Tuesday, April 26, 2011

Chocolate Earthquakes

An earthquake of sugar....yum.
Speaking the name of these cookies gives you a pretty good idea of how they taste. A chocolately delight is how!  Easter Sunday has always been more about what I eat, than the fact that Jesus did some chilling out post death. I went to church growing up, every Sunday, but it was Unitarian church so often we were outside celebrating trees and the earth as much as Jesus. Honestly all I could think about was getting my cheap, ugly wicker basket in hand and scouring the feild looking for the precious candy. I have to avoid jelly beans in the supermarket because they are tiny beans of crack. To me, anyway. This year I did not eat ANY easter candy, beside a few jelly beans on Sunday. Quite an accomplisment for someone who used to eat her weight in reeces eggs and starburst jelly beans.

My mother made her famous ham. Its fame is known far and wide by our close friends. I dream about this ham, and luckily she has been making it for Easter for the last few years. I sadly will not post the recipe because no matter how hard I wish, ham is simply not vegetarian. Sometimes the truth hurts. Also I don't need to know this recipe, because it is too yummy, and I would not use my power for good. I would use it to consume a whole ham.
Ham and Angels, thats Easter!

The recipe I used comes from Vegetarian Pleasures, a book by Jeanne Lemlin. I own "Quick Vegetarian Pleasures", and for Easter my mom got me "Simple Vegetarian Pleasures" which I haven't stopped reading since I received it. As yall know, I have the best Mom of all time! Jeanne Lemlin has incredible recipes and her books were written in the 90s so are cheap to get on Amazon or used books stores. I highly recommend buying her books, regardless of your vegetarian status, she is a great writer and I have yet to make a recipe I didn't love. In the next few weeks I will be making many of her dishes, so stay tuned!

As far as the cookies, the directions instructed me to melt the chocolate on the stove, but I find that can be tricky and because I do not have special dual pots for melting chocolate, I used the microwave. Feel free to melt it on the stove, just watch it very carefully. Burned chocolate cannot be saved.
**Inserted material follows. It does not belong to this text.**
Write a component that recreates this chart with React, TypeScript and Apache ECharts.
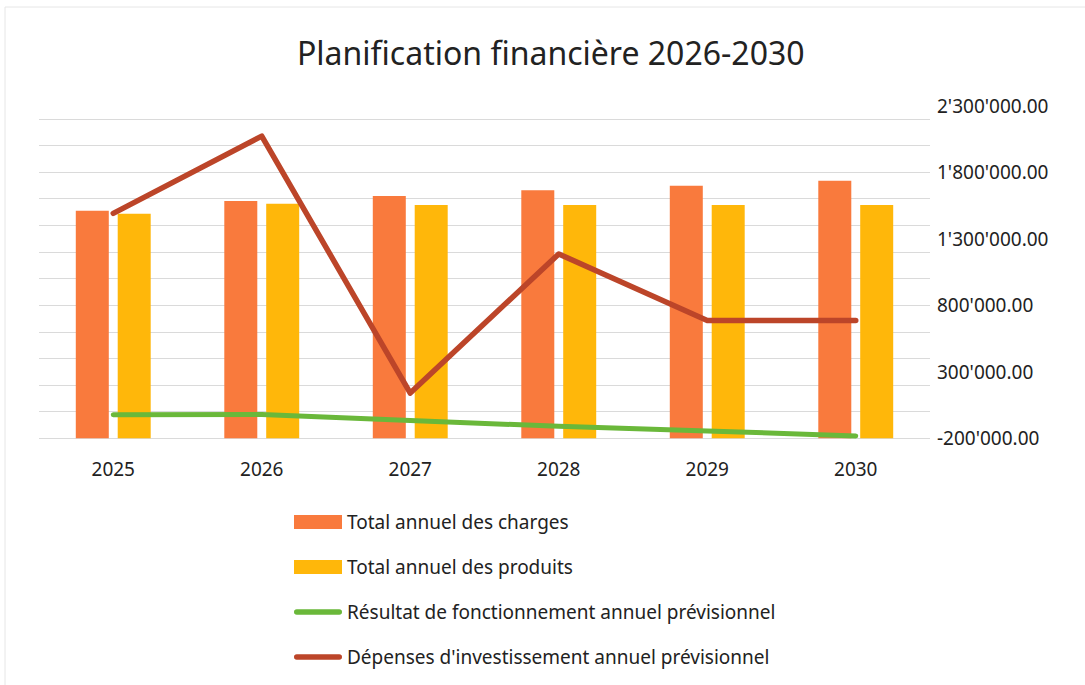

These are fairly simple and quick to make, though you do have to refrigerate the dough for 2 hours or so before you can bake them. The dough can refrigerate for up to 24 hours, so they are good to make ahead of time and pop in the oven right before you serve them. You can also freeze the dough, just defrost them before you coat them in the powdered sugar.

Chocolate Earthquakes
Watch out! Its an earthquake of CHOCOLATE. The BEST kind! 
The Goods: Makes 4-5 dozen cookies
8 tablespoons(1 stick) of unsalted butter
4(1 ounce) squares unsweetened chocolate
4 large eggs
2 cups sugar
2 teaspoons vanilla extract
2 cups unbleached flour
2 teaspoons baking powder
1/2 teaspoon salt
1 cup confectioners sugar

The Deal: 
1. Microwave butter in a medium bowl until melted. Add chocolate two squares at the time, stirring about every 20 seconds. Once melted, set aside and let cool.

butter and chocolate, together at last! 
2. Whisk the eggs in a large bowl. Whisk in the sugar, vanilla and melted chocolate mixture. Slowly add the flour, baking powder, and salt, and whisk until smooth. Chill the mixture until cold firm, at least 2 hours or up to 24 hours.
Making your dough
3. Preheat oven to 350 degrees. Grease two baking sheets and be sure the one oven rack is in the center and one is on the upper level.

4. Place the confectioners sugar in a small bowl. Scoop a heaping teaspoon of cookie dough and roll it between the palms of your hands and form it into a bowl. Roll it in the powdered sugar and coat well. Place on the baking sheets, about a dozen per sheet.
Be sure they are well coated in sugar
5. Bake the cookies for 12 minutes, switching the placement of the baking sheets halfway through the cooking time so to not burn the bottoms. Cool slightly. Using a spatula move the cookies to a wire rack to cool. Serve warm or cool completely before storing.